My musing from friday about recessions and their cultural consequences has been picked up in a few places. It’s been republished both in today’s Crikey and over at Larvatus Prodeo. Further to that post, I’ve been thinking a little more about the implications of the global financial crisis on our cities and our cultural life…
The decline of manufacturing created a whole new aesthetic and required the reinvention of a whole range of places and spaces. Think how rare it is to see the word “warehouse” actually refer to a warehouse and not bundled with real estate speak like “funky” or “apartment” or “loft” or “studios”? Remember when warehouses were spaces where people made and distributed things?
Warehouses were infrastructure built for something that we don’t do very much of anymore. They ultimately became redudant and cheap and surplus. Then they were reluctantly reinvented with a new life and a new meaning.
The biggest industries around which our city centres are built today has nothing to do with factories and warehouses – it’s finance. A quick look at the signs on the buildings in any CBD reveals an abundance of banks, brokers, investment houses, and their associated entities.
Think for a second about what a sharp contraction in the finance sector could mean for our cities.
“Financial crisis” may or may not mean financial oblivion – after all the “death of manufacturing” in the west didn’t quite mean “death” so much as “partial, slow, sporadic, and often catastrophic decline.” The current pattern that dominates our cities is very much subject to change just now. Finance is the dominant force in almost every CBD. It wouldn’t take a huge number of layoffs, mergers, downsizings and contractions to punch some pretty large holes in our urban fabric.
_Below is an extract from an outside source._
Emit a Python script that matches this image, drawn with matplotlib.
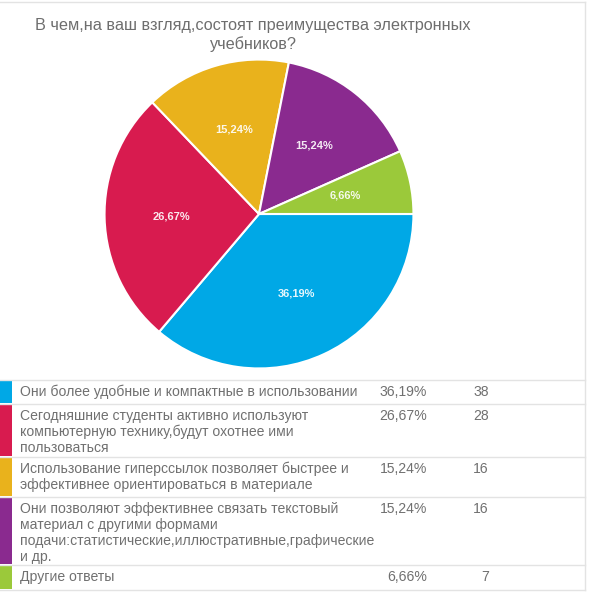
import matplotlib
matplotlib.use("Agg")
import matplotlib.pyplot as plt
import numpy as np
from matplotlib.patches import Rectangle
from matplotlib.lines import Line2D

plt.rcParams['font.family'] = ['Liberation Sans', 'DejaVu Sans']

title = "В чем,на ваш взгляд,состоят преимущества электронных\nучебников?"
answers = [
    "Они более удобные и компактные в использовании",
    "Сегодняшние студенты активно используют\nкомпьютерную технику,будут охотнее ими\nпользоваться",
    "Использование гиперссылок позволяет быстрее и\nэффективнее ориентироваться в материале",
    "Они позволяют эффективнее связать текстовый\nматериал с другими формами\nподачи:статистические,иллюстративные,графические\nи др.",
    "Другие ответы",
]
percents = [36.19, 26.67, 15.24, 15.24, 6.66]
counts = [38, 28, 16, 16, 7]
colors = ["#00a8e6", "#d81b4f", "#e9b21c", "#8a2a8f", "#9bc93a"]

W, H = 590, 600
fig = plt.figure(figsize=(W / 100, H / 100), dpi=100)


def fx(x):
    return x / W


def fy(y):
    return 1 - y / H


# pie
cx, cy, r = 259, 214, 156
ax = fig.add_axes([fx(cx - r), fy(cy + r), 2 * r / W, 2 * r / H])
labels_pct = [("%.2f%%" % p).replace(".", ",") for p in percents]
wedges, _ = ax.pie(percents, colors=colors, startangle=0, counterclock=False,
                   wedgeprops=dict(edgecolor="white", linewidth=1.5))
for w, lab in zip(wedges, labels_pct):
    ang = np.deg2rad((w.theta1 + w.theta2) / 2)
    ax.text(0.57 * np.cos(ang), 0.57 * np.sin(ang), lab, ha="center", va="center",
            color="white", fontsize=8, fontweight="bold", alpha=0.9)
ax.set_xlim(-1.01, 1.01)
ax.set_ylim(-1.01, 1.01)
ax.set_aspect("equal")
ax.axis("off")

fig.text(fx(253), fy(35), title, ha="center", va="center", fontsize=11.7,
         color="#6e6e6e", linespacing=1.3)

# table
bounds = [380, 404, 457, 497, 565, 590]
line_col = "#e3e3e3"
for b in bounds:
    fig.add_artist(Line2D([fx(0), fx(585)], [fy(b), fy(b)], color=line_col, lw=1))
fig.add_artist(Line2D([fx(585), fx(585)], [fy(2), fy(590)], color=line_col, lw=1))
fig.add_artist(Line2D([fx(0), fx(585)], [fy(2), fy(2)], color=line_col, lw=1))

txt_col = "#707070"
for i, (txt, pc, n, c) in enumerate(zip(answers, labels_pct, counts, colors)):
    top, bot = bounds[i], bounds[i + 1]
    fig.add_artist(Rectangle((fx(0), fy(bot - 1)), fx(12), (bot - top - 2) / H,
                             color=c, lw=0))
    ytxt = fy(top + 5)
    fig.text(fx(20), ytxt, txt, ha="left", va="top", fontsize=10.1,
             color=txt_col, linespacing=1.18)
    fig.text(fx(427), ytxt, pc, ha="right", va="top", fontsize=10.1, color=txt_col)
    fig.text(fx(489), ytxt, str(n), ha="right", va="top", fontsize=10.1, color=txt_col)

fig.savefig("out.png", dpi=100)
Not all that long ago that warehouses were considered most unlikely places in which to create or live. Today developers and real estate agents are so intent on building and badging warehouses that the phrase has become the worst kind of chic lifestyle cliche. An entire generation has almost forgotten the original meaning.
What might that mean for our cities from here? Cubicle galleries? Trading room apartments? Executive experimental performance suites? Board room bars? Anyone?